Table: Action Plan Based On Your Results And Timeline
This table turns common findings into a plan you can bring into an appointment.
| Your Situation | Next Move | What To Track |
|---|---|---|
| Regular cycles, trying under 6 months | Focus on timing and steady frequency | Cycle length, OPK day, mucus pattern |
| Regular cycles, trying 6–12 months | Start a full infertility workup for both partners | AMH, follicle count, semen analysis, HSG results |
| Irregular cycles | Confirm ovulation; treat the cause if found | Progesterone, ultrasound signs of ovulation |
| Suspected tubal issue or past ectopic | Check tubal patency early; plan early monitoring once pregnant | HSG findings, early ultrasound timing |
| Endometriosis symptoms | Assess tubal status; match treatment to goals | Pain pattern, imaging notes, prior surgery notes |
| Low reserve markers | Discuss time-sensitive options and whether IVF fits | AMH trend, follicle count, stimulation response |
| Planning pregnancy later | Review age-related decline and storage options if desired | Age, reserve testing, timeline goals |
Pregnancy Monitoring Once You Conceive
Having one ovary does not automatically make pregnancy unsafe. Many people carry full-term pregnancies with one ovary. Early monitoring may matter more when there’s a history of ectopic pregnancy or tubal surgery.

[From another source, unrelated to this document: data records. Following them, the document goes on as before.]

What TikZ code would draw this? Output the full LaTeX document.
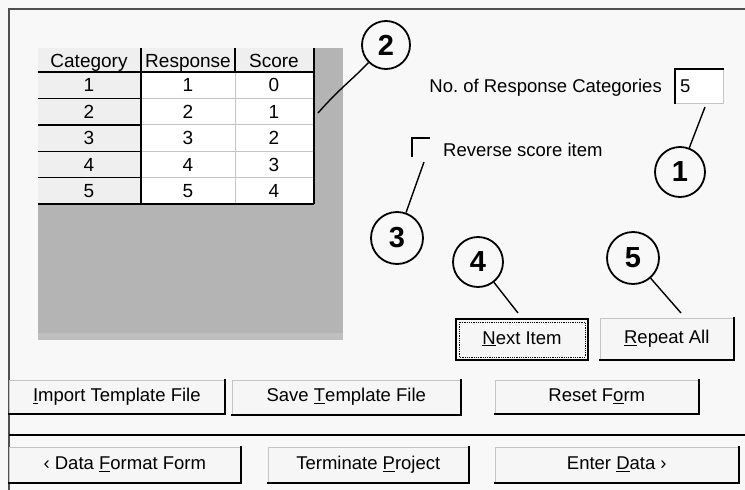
\documentclass[tikz,border=0pt]{standalone}
\usepackage{fontspec}
\setmainfont{Liberation Sans}
\definecolor{bg}{HTML}{F8F8F8}
\definecolor{areagray}{HTML}{B4B4B4}
\definecolor{hdrbg}{HTML}{EFEFEF}
\definecolor{btnbg}{HTML}{F6F6F6}
\definecolor{lightline}{HTML}{C4C4C4}
\definecolor{framecol}{HTML}{505050}
\begin{document}
\begin{tikzpicture}[x=1pt,y=-1pt,
  ui/.style={font=\fontsize{18.5}{20}\selectfont, inner sep=0pt},
  cell/.style={font=\fontsize{19}{20}\selectfont, inner sep=0pt, anchor=base},
  callout/.style={circle, draw, line width=1.8pt, minimum size=50pt, inner sep=0pt,
    fill=bg, font=\fontsize{29}{30}\selectfont\bfseries},
  leader/.style={line width=1.4pt},
  btn/.style={rectangle, fill=btnbg, draw=lightline, line width=0.6pt, anchor=north west,
    inner sep=0pt, text height=13pt, text depth=4pt, font=\fontsize{18.5}{20}\selectfont},
  btnedge/.style={line width=2pt, line cap=rect},
  darkline/.style={line width=1.4pt, black},
  thinline/.style={line width=0.8pt, lightline}
]
\useasboundingbox (0,0) rectangle (745,490);
\fill[bg] (0,0) rectangle (745,490);

% outer frame
\draw[framecol, line width=1.5pt] (9,490) -- (9,9) -- (745,9);

% gray area and table
\fill[areagray] (38,48) rectangle (343,340);
\fill[areagray!85!white] (38,333) rectangle (343,340);
\fill[hdrbg] (38,48) rectangle (314,72);
\fill[hdrbg] (38,72) rectangle (141,204);
\fill[white] (141,72) rectangle (314,204);
\foreach \k in {1,...,4} {
  \draw[thinline] (141,{72+26.4*\k}) -- (314,{72+26.4*\k});
  \draw[darkline] (38,{72+26.4*\k}) -- (141,{72+26.4*\k});
}
\draw[thinline] (235,72) -- (235,204);
\draw[darkline] (38,72) -- (314,72);
\draw[darkline] (38,204) -- (314,204);
\draw[darkline] (141,48) -- (141,204);
\draw[darkline] (235,48) -- (235,72);
\draw[darkline] (314,48) -- (314,204);

\node[cell] (hcat) at (89,67) {Category};
\node[cell] (hres) at (188,67) {Response};
\node[cell] (hsco) at (274,67) {Score};
\foreach \k/\r/\s in {1/1/0,2/2/1,3/3/2,4/4/3,5/5/4} {
  \node[cell] (cat\k) at (89,{72+26.4*\k-6.5}) {\k};
  \node[cell] (res\k) at (188,{72+26.4*\k-6.5}) {\r};
  \node[cell] (sco\k) at (274,{72+26.4*\k-6.5}) {\s};
}

% No. of response categories
\node[ui, anchor=east] (nolab) at (662,88) {No.\ of Response Categories};
\node[rectangle, fill=white, draw=lightline, line width=0.6pt, anchor=north west,
  minimum width=48pt, minimum height=34pt, inner sep=0pt] (nbox) at (675,69) {};
\draw[line width=2pt] (nbox.south west) -- (nbox.north west) -- (nbox.north east);
\node[ui, anchor=west] (nval) at (680,86) {5};

% checkbox
\node[rectangle, minimum width=18pt, minimum height=19pt, inner sep=0pt, anchor=north west] (chk) at (412,138) {};
\draw[line width=2pt] (chk.south west) -- (chk.north west) -- (chk.north east);
\node[ui, anchor=west] (chklab) at (443,150) {Reverse score item};

% Next Item button (default, focused)
\node[btn, draw=black, line width=2pt, minimum width=132pt, minimum height=41pt] (next) at (455,318) {\underline{N}ext Item};
\draw[densely dotted, line width=0.8pt] ([shift={(4pt,4pt)}]next.south west) rectangle ([shift={(-4pt,-4pt)}]next.north east);

% Repeat All button
\node[btn, minimum width=133pt, minimum height=41pt] (rep) at (600,318) {\underline{R}epeat All};
\draw[btnedge] (rep.south west) -- (rep.south east) -- (rep.north east);

% row 1 buttons
\node[btn, minimum width=215pt, minimum height=33pt] (imp) at (9,380) {\underline{I}mport Template File};
\draw[btnedge] (imp.south west) -- (imp.south east) -- (imp.north east);
\node[btn, minimum width=228pt, minimum height=34pt] (save) at (232,380) {Save \underline{T}emplate File};
\draw[btnedge] (save.south west) -- (save.south east) -- (save.north east);
\node[btn, minimum width=203pt, minimum height=33pt] (reset) at (495,380) {Reset F\underline{o}rm};
\draw[btnedge] (reset.south west) -- (reset.south east) -- (reset.north east);

% separator
\draw[line width=2pt] (9,435) -- (745,435);

% row 2 buttons
\node[btn, minimum width=231pt, minimum height=35pt] (dff) at (9,447) {‹ Data \underline{F}ormat Form};
\draw[btnedge] (dff.south west) -- (dff.south east) -- (dff.north east);
\node[btn, minimum width=200pt, minimum height=35pt] (term) at (268,447) {Terminate \underline{P}roject};
\draw[btnedge] (term.south west) -- (term.south east) -- (term.north east);
\node[btn, minimum width=243pt, minimum height=35pt] (enter) at (495,447) {Enter \underline{D}ata ›};
\draw[btnedge] (enter.south west) -- (enter.south east) -- (enter.north east);

% callouts
\node[callout] (c1) at (680,172) {1};
\node[callout, minimum size=48pt] (c2) at (386,45) {2};
\node[callout, minimum size=52pt] (c3) at (397,238) {3};
\node[callout] (c4) at (478,262) {4};
\node[callout, minimum size=52pt] (c5) at (633,258) {5};

\coordinate (t1) at (705,107);
\coordinate (t2) at (318,113);
\coordinate (t3) at (424,162);
\coordinate (t4) at (518,313);
\coordinate (t5) at (681,313);

\draw[leader] (c1) -- (t1);
\draw[leader] (c2.225) .. controls (352,80) and (340,88) .. (t2);
\draw[leader] (c3) -- (t3);
\draw[leader] (c4) -- (t4);
\draw[leader] (c5) -- (t5);
\end{tikzpicture}
\end{document}
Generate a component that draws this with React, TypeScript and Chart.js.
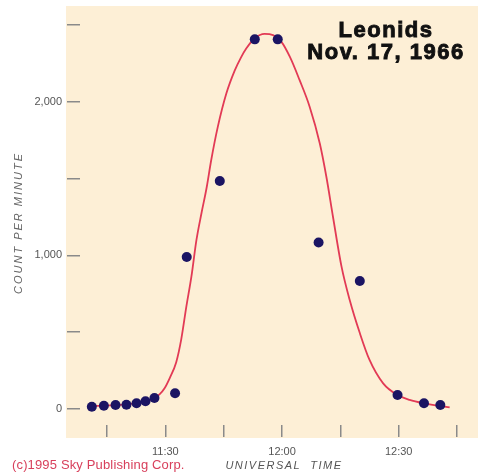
import { useEffect, useRef } from 'react';
import { Chart, registerables } from 'chart.js';

Chart.register(...registerables);

// Observed counts (minutes after 11:00 UT, meteors per minute)
const obsMinutes = [11.1, 14.2, 17.2, 20.0, 22.6, 24.9, 27.2, 32.5, 35.5, 44.0, 53.0, 58.9, 69.4, 80.0, 89.7, 96.5, 100.7];
const obsCounts = [15, 21, 26, 28, 37, 50, 72, 102, 989, 1483, 2405, 2405, 1083, 833, 91, 37, 26];

// Smooth fitted curve
const curveMinutes = [11.8, 19.5, 24.9, 27.0, 28.5, 29.8, 31.1, 32.8, 34.1, 35.4, 36.7, 38.0, 39.3, 40.6, 41.8, 43.5, 45.7, 47.8, 49.4, 50.8, 53.0, 55.5, 57.7, 59.8, 62.0, 64.5, 67.1, 69.7, 71.4, 73.1, 75.3, 77.4, 80.0, 82.5, 86.0, 89.7, 92.8, 96.5, 103.1];
const curveCounts = [20, 29, 49, 70, 95, 135, 200, 305, 455, 666, 861, 1100, 1275, 1438, 1620, 1837, 2054, 2200, 2285, 2345, 2412, 2440, 2433, 2390, 2292, 2141, 1967, 1729, 1511, 1251, 926, 709, 494, 319, 167, 91, 59, 37, 11];

const xTickValues = [15, 30, 45, 60, 75, 90, 105];
const xLabelValues = [30, 60, 90];
const xLabelTexts = ['11:30', '12:00', '12:30'];
const yTickValues = [0, 500, 1000, 1500, 2000, 2500];
const yLabelValues = [0, 1000, 2000];
const yLabelTexts = ['0', '1,000', '2,000'];

const titleLines = ['Leonids', 'Nov. 17, 1966'];
const yTitle = 'COUNT PER MINUTE';
const xTitle = 'UNIVERSAL  TIME';
const credit = '(c)1995 Sky Publishing Corp.';

const FONT = '"Liberation Sans", Arial, Helvetica, sans-serif';

const bgPlugin = {
  id: 'peachBg',
  beforeDraw(chart: any) {
    const { ctx, chartArea } = chart;
    ctx.save();
    ctx.fillStyle = '#fdefd6';
    ctx.fillRect(chartArea.left - 14, chartArea.top, chart.width - (chartArea.left - 14), chartArea.bottom - chartArea.top + 13);
    ctx.restore();
  },
};

const textPlugin = {
  id: 'texts',
  afterDraw(chart: any) {
    const ctx = chart.ctx as any;
    ctx.save();
    // Title
    ctx.fillStyle = '#111';
    ctx.strokeStyle = '#111';
    ctx.lineWidth = 0.9;
    ctx.font = `bold 22px ${FONT}`;
    ctx.textAlign = 'center';
    ctx.textBaseline = 'alphabetic';
    ctx.letterSpacing = '1.5px';
    ctx.fillText(titleLines[0], 386, 37);
    ctx.strokeText(titleLines[0], 386, 37);
    ctx.fillText(titleLines[1], 386, 58.5);
    ctx.strokeText(titleLines[1], 386, 58.5);

    // Y axis title
    ctx.fillStyle = '#666';
    ctx.font = `italic 11px ${FONT}`;
    ctx.letterSpacing = '2px';
    ctx.save();
    ctx.translate(22, 223);
    ctx.rotate(-Math.PI / 2);
    ctx.textAlign = 'center';
    ctx.fillText(yTitle, 0, 0);
    ctx.restore();

    // X axis title
    ctx.fillStyle = '#555';
    ctx.font = `italic 11px ${FONT}`;
    ctx.letterSpacing = '1.5px';
    ctx.textAlign = 'center';
    ctx.fillText(xTitle, 284, 469);

    // Credit
    ctx.fillStyle = '#d8405c';
    ctx.font = `13px ${FONT}`;
    ctx.letterSpacing = '0.15px';
    ctx.textAlign = 'left';
    ctx.fillText(credit, 12, 469);
    ctx.restore();
  },
};

export default function App() {
  const ref = useRef<HTMLCanvasElement | null>(null);

  useEffect(() => {
    if (!ref.current) return;
    const chart = new Chart(ref.current, {
      type: 'scatter',
      data: {
        datasets: [
          {
            label: 'Observed',
            data: obsMinutes.map((m, i) => ({ x: m, y: obsCounts[i] })),
            pointRadius: 5,
            pointBackgroundColor: '#1b1463',
            pointBorderColor: '#1b1463',
            pointBorderWidth: 0,
            showLine: false,
          },
          {
            label: 'Fit',
            data: curveMinutes.map((m, i) => ({ x: m, y: curveCounts[i] })),
            showLine: true,
            pointRadius: 0,
            borderColor: '#e23a55',
            borderWidth: 1.8,
            cubicInterpolationMode: 'monotone',
            fill: false,
          },
        ],
      },
      options: {
        animation: false,
        responsive: false,
        events: [],
        layout: { padding: { top: 6, right: 0, left: 0, bottom: 0 } },
        plugins: {
          legend: { display: false },
          tooltip: { enabled: false },
          title: { display: false },
        },
        scales: {
          x: {
            type: 'linear',
            min: 8.06,
            max: 109.1,
            afterBuildTicks: (s: any) => { s.ticks = xTickValues.map((v) => ({ value: v })); },
            afterFit: (s: any) => { s.height = 49; s.paddingLeft = 0; s.paddingRight = 0; },
            border: { display: false },
            grid: { drawOnChartArea: false, drawTicks: true, tickLength: 12, color: '#8a8a8a', lineWidth: 1.5 },
            ticks: {
              autoSkip: false,
              maxRotation: 0,
              padding: 8,
              color: '#555',
              font: { family: FONT, size: 11 },
              callback: (v: any) => {
                const idx = xLabelValues.indexOf(Number(v));
                return idx >= 0 ? xLabelTexts[idx] : '';
              },
            },
          },
          y: {
            type: 'linear',
            min: -104,
            max: 2622,
            afterBuildTicks: (s: any) => { s.ticks = yTickValues.map((v) => ({ value: v })); },
            afterFit: (s: any) => { s.width = 80; s.paddingTop = 0; s.paddingBottom = 0; },
            border: { display: false },
            grid: { drawOnChartArea: false, drawTicks: true, tickLength: 13, color: '#8a8a8a', lineWidth: 1.5 },
            ticks: {
              autoSkip: false,
              padding: 5,
              color: '#555',
              font: { family: FONT, size: 11 },
              callback: (v: any) => {
                const idx = yLabelValues.indexOf(Number(v));
                return idx >= 0 ? yLabelTexts[idx] : '';
              },
            },
          },
        },
      },
      plugins: [bgPlugin, textPlugin],
    } as any);
    return () => chart.destroy();
  }, []);

  return (
    <div style={{ position: 'fixed', left: 0, top: 0, width: 478, height: 474, background: '#fff' }}>
      <canvas ref={ref} width={478} height={474} style={{ display: 'block', width: 478, height: 474 }} />
    </div>
  );
}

Seek urgent care for severe pelvic pain, faintness, heavy bleeding, or fever. Those signs can have benign causes, but they also match conditions that need fast treatment.
Questions Worth Bringing To Your Next Visit
- Do my cycles look ovulatory based on labs and timing?
- Is my remaining tube open and healthy?
- Do my reserve markers match my age?
- Based on my surgery notes, are adhesions likely?
- What plan fits my timeline: keep trying, medication, IUI, or IVF?
Three-Cycle Checklist You Can Run Without Guessing
- Pick one tracking method and stick with it: mucus + OPK, or a monitored cycle.
- Have sex on a 2–3 day rhythm from a few days before expected ovulation through one day after an OPK surge.
- If there’s no pregnancy after three well-timed cycles, schedule evaluation for ovulation, tubes, and semen.
One ovary can be enough. The win is clarity: confirm ovulation, confirm tube status, and match your plan to your timeline.
References & Sources
- NHS.“Fertility in the menstrual cycle.”Explains ovulation timing and how pregnancy happens in a typical cycle.
- Mayo Clinic.“Fallopian tubes: Is pregnancy possible with only one?”Lists conditions where pregnancy can be possible with one tube and a working ovary.
- American College of Obstetricians and Gynecologists (ACOG).“Anticipatory Counseling Regarding Ovarian-Factor Fertility Decline.”Summarizes age-related fertility decline and factors linked to ovarian reserve and egg quality.
- American Society for Reproductive Medicine (ASRM).“Fertility evaluation of infertile women: a committee opinion (2021).”Outlines a systematic infertility evaluation, including ovulation and tubal assessment.